San Francisco Giants: 1B/OF Aubrey Huff
Aubrey Huff has not had a terrible spring, hitting .290 with a .484 slugging percentage over 11 games but when you compare it to Brandon Belt's .359 average and .692 slugging percentage and his upside potential, and Huff finds himself on the trading block.
Huff will have some value as he was instrumental in the Giants World Series run in 2010 and seems to play well every other season, but with at least $12 million owed to him over the next two seasons, he may be hard to get rid of.
Seattle Mariners: 2B/3B/OF Chone Figgins
Chone Figgins is hitting just .231 this spring. Coming off two seasons where he hit .259 and .188 after signing a four-year, $36 million deal, now he gets to replace the greatest leadoff man in Mariners history in Ichiro. I guess he needed some more pressure.
In the offseason, the Mariners reportedly were willing to include cash in a trade to get rid of Figgins. He has not been as prevalent in the trade rumors recently, but unless Figgins gets off to a hot start in April, the Mariners may be willing to do just about anything to trade him off their roster.
St. Louis Cardinals: RHP Kyle McClellan
The Cardinals had a tremendous amount of depth in their bullpen in 2011. Heading into 2012, that is not about to change.
With Skip Schumaker's oblique injury, the Cards may explore McClellan's market with a new sense of vigor. In addition, with Chris Carpenter's health in question, trading McClellan's salary and roster spot would give the Cardinals additional flexibility to add a starting pitcher. Someone like Roy Oswalt or even Joe Blanton come to mind.
Tampa Bay Rays: SP Wade Davis
Wade Davis looks to be the casualty of the Rays incredible pitching staff.
With David Price, James Shields, Jeremy Hellickson, Matt Moore and Jeff Niemann, it looks as if Wade Davis is going to be the odd man out of the rotation.
After making 29 starts each of the last two seasons, Davis has proven he is a major league caliber pitcher. Davis still is young and still has some upside which is why the Rays may choose to hold on to him and throw him in their bullpen.
If Davis is made available on the trade market as we near the regular season as I expect, there will be a long line of teams waiting to acquire his services.
Texas Rangers: RP Koji Uehara
The only reason Koji Uehara is still a member of the Texas Rangers is because he has a limited no-trade clause.

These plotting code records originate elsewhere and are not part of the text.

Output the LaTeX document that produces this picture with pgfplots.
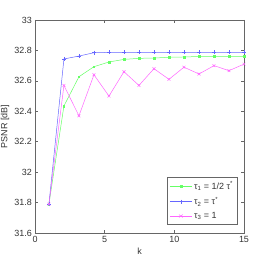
\documentclass[border=0pt]{standalone}
\usepackage{fontspec}
\setmainfont{Liberation Sans}
\usepackage{pgfplots}
\pgfplotsset{compat=1.18}
\definecolor{colG}{rgb}{0.4,1,0.4}
\definecolor{colB}{rgb}{0.4,0.4,1}
\definecolor{colM}{rgb}{1,0.4,1}
\begin{document}
\fontsize{9}{10}\selectfont
\begin{tikzpicture}
\begin{axis}[
  scale only axis, width=209bp, height=213bp,
  xmin=0, xmax=15, ymin=31.6, ymax=33,
  xtick={0,5,10,15}, ytick={31.6,31.8,...,33.01},
  yticklabel style={/pgf/number format/fixed,/pgf/number format/precision=1},
  /pgf/number format/assume math mode=true,
  tick align=inside, major tick length=3bp,
  tick style={color=black!60, line width=0.5pt},
  axis line style={color=black!60, line width=0.5pt},
  ticklabel style={font=\fontsize{9}{10}\selectfont, color=black!80},
  label style={font=\fontsize{9}{10}\selectfont, color=black!80},
  xlabel={k}, ylabel={PSNR [dB]},
  xlabel style={yshift=1bp}, ylabel style={yshift=-1bp},
  legend style={at={(0.97,0.04)}, anchor=south east, draw=black!60, font=\fontsize{9}{10}\selectfont, row sep=2pt, inner sep=2.5pt, text=black!80},
  legend cell align=left,
  legend image post style={xscale=1.3},
]
\addplot[colG, mark=square*, mark size=0.8pt, line width=0.5pt] coordinates {
(1,31.79) (2.0769,32.435) (3.1538,32.627) (4.2308,32.693) (5.3077,32.724) (6.3846,32.741) (7.4615,32.748) (8.5385,32.750) (9.6154,32.755) (10.6923,32.757) (11.7692,32.760) (12.8462,32.760) (13.9231,32.760) (15,32.760)};
\addlegendentry{τ\textsubscript{1} = 1/2 τ\textsuperscript{*}}
\addplot[colB, mark=+, mark size=2pt, line width=0.5pt] coordinates {
(1,31.79) (2.0769,32.744) (3.1538,32.763) (4.2308,32.785) (5.3077,32.787) (6.3846,32.787) (7.4615,32.787) (8.5385,32.787) (9.6154,32.787) (10.6923,32.787) (11.7692,32.787) (12.8462,32.787) (13.9231,32.787) (15,32.787)};
\addlegendentry{τ\textsubscript{2} = τ\textsuperscript{*}}
\addplot[colM, mark=x, mark size=2pt, line width=0.5pt] coordinates {
(1,31.79) (2.0769,32.57) (3.1538,32.37) (4.2308,32.64) (5.3077,32.50) (6.3846,32.66) (7.4615,32.57) (8.5385,32.68) (9.6154,32.61) (10.6923,32.69) (11.7692,32.645) (12.8462,32.70) (13.9231,32.667) (15,32.71)};
\addlegendentry{τ\textsubscript{3} = 1}
\end{axis}
\pgfresetboundingbox
\useasboundingbox ([shift={(-35bp,-30bp)}]current axis.south west) rectangle ([shift={(28bp,20bp)}]current axis.north east);
\end{tikzpicture}
\end{document}
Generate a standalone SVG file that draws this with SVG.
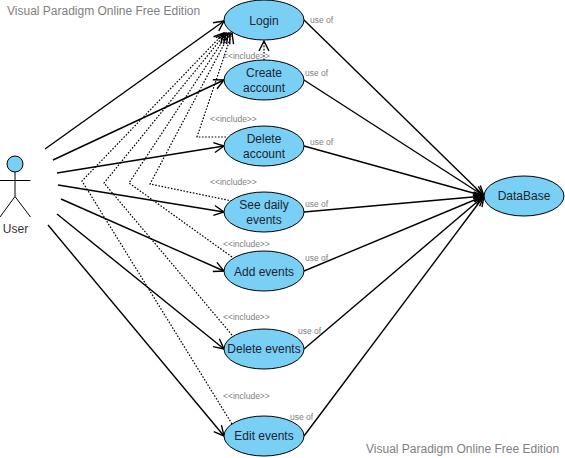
<svg xmlns="http://www.w3.org/2000/svg" width="565" height="458" viewBox="0 0 565 458">
<defs>
<marker id="open" markerUnits="userSpaceOnUse" markerWidth="16" markerHeight="16" viewBox="-14 -8 16 16" refX="0" refY="0" orient="auto"><path d="M-10 -5L0 0L-10 5" fill="none" stroke="#000" stroke-width="1.4"/></marker>
</defs>
<style>
text{font-family:"Liberation Sans",Arial,sans-serif}
.uc{fill:#7ACFF5;stroke:#000;stroke-width:1}
.t{font-size:12px;fill:#1a2530;text-anchor:middle}
.s{font-size:8.5px;fill:#808080}
.wm{font-size:12px;fill:#808080}
.a{fill:none;stroke:#000;stroke-width:1.4;marker-end:url(#open)}
.p{fill:none;stroke:#000;stroke-width:1}
.d{fill:none;stroke:#000;stroke-width:1.2;stroke-dasharray:1.6 1.6;marker-end:url(#open)}
</style>
<rect width="565" height="458" fill="#fff"/>
<g id="connectors">
<path class="a" d="M45 149L224 21"/>
<path class="a" d="M53 160L224 80"/>
<path class="a" d="M57 173L224 146"/>
<path class="a" d="M58 185L224 212"/>
<path class="a" d="M61 199L224 271"/>
<path class="a" d="M57 214L224 349"/>
<path class="a" d="M48 225L224 436"/>
<path class="a" d="M304 20L484 196"/>
<path class="a" d="M304 80L484 196"/>
<path class="a" d="M304 146L484 196"/>
<path class="a" d="M304 212L484 196"/>
<path class="a" d="M304 271L484 196"/>
<path class="a" d="M304 349L484 196"/>
<path class="a" d="M304 436L484 196"/>
<path class="d" d="M264 60L264 41"/>
<path class="d" d="M226 137L197 137L232 33"/>
<path class="d" d="M232 201L150 184L230 33"/>
<path class="d" d="M232 257L129 183L228 33"/>
<path class="d" d="M232 335L104 183L226 33"/>
<path class="d" d="M232 424L82 181L224 33"/>
</g>
<g id="actor-user">
<circle class="uc" cx="15" cy="164" r="8"/>
<path class="p" d="M15 172V196.500M0 180.500H30.500M15 196.500L0 217M15 196.500L30.500 217"/>
<text x="15.500" y="233" class="t" style="fill:#333">User</text>
</g>
<g id="uc-login"><ellipse class="uc" cx="264" cy="20" rx="40" ry="20"/><text x="264" y="24.500" class="t">Login</text></g>
<g id="uc-create"><ellipse class="uc" cx="264" cy="80" rx="40" ry="20"/><text x="264" y="77" class="t">Create</text><text x="264" y="92" class="t">account</text></g>
<g id="uc-delete"><ellipse class="uc" cx="264" cy="146" rx="40" ry="20"/><text x="264" y="143" class="t">Delete</text><text x="264" y="158" class="t">account</text></g>
<g id="uc-see"><ellipse class="uc" cx="264" cy="212" rx="40" ry="20"/><text x="264" y="209" class="t">See daily</text><text x="264" y="224" class="t">events</text></g>
<g id="uc-add"><ellipse class="uc" cx="264" cy="271" rx="40" ry="20"/><text x="264" y="275.500" class="t">Add events</text></g>
<g id="uc-delev"><ellipse class="uc" cx="264" cy="349" rx="40" ry="20"/><text x="264" y="353" class="t">Delete events</text></g>
<g id="uc-edit"><ellipse class="uc" cx="264" cy="436" rx="40" ry="20"/><text x="264" y="440" class="t">Edit events</text></g>
<g id="uc-db"><ellipse class="uc" cx="524" cy="196" rx="40" ry="20"/><text x="524" y="200" class="t">DataBase</text></g>
<g id="labels">
<text x="223" y="59" class="s">&lt;&lt;include&gt;&gt;</text>
<text x="210" y="122" class="s">&lt;&lt;include&gt;&gt;</text>
<text x="210" y="185" class="s">&lt;&lt;include&gt;&gt;</text>
<text x="223" y="247" class="s">&lt;&lt;include&gt;&gt;</text>
<text x="223" y="320" class="s">&lt;&lt;include&gt;&gt;</text>
<text x="223" y="399" class="s">&lt;&lt;include&gt;&gt;</text>
<text x="310" y="23" class="s">use of</text>
<text x="305" y="76" class="s">use of</text>
<text x="310" y="145" class="s">use of</text>
<text x="305" y="207" class="s">use of</text>
<text x="305" y="261" class="s">use of</text>
<text x="298" y="334" class="s">use of</text>
<text x="290" y="420" class="s">use of</text>
<text x="7" y="15" class="wm">Visual Paradigm Online Free Edition</text>
<text x="366" y="453" class="wm">Visual Paradigm Online Free Edition</text>
</g>
</svg>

Texas had been looking to move Uehara in order to free up some payroll and sign a left-handed pitcher for the bullpen. They have not made any additions to this point and for now, they look to be staying in-house to find their lefty. However, if the time comes that they are not happy with their own players, look for Uehara to be the first one out the door.
Toronto Blue Jays: SP Brett Cecil
For years, Brett Cecil has not lived up to his potential as a Toronto Blue Jay and it appears as if his time is running out.
Ken Rosenthal reported that Cecil had been attracting interest from other teams, so it may not be long before Cecil is moved.
Washington Nationals: SP John Lannan
John Lannan's name has been riding around the rumor mill for what seems like months now.
While he may have caught a break with Chien-Ming Wang’s recent injury, there have been teams as recently as March 13 that have expressed interest and they will continue to do so as we approach the regular season.
The Nationals starting rotation includes Stephen Strasburg, Gio Gonzalez, Jordan Zimmerman and Edwin Jackson turning John Lannan from the Opening Day starter in 2009 and 2010 to the pitcher most talked about in the trade market.
If Wang can return from his injury before the spring training ends and perform as he had this spring pre-injury, expect Lannan to be dealt before the regular season begins.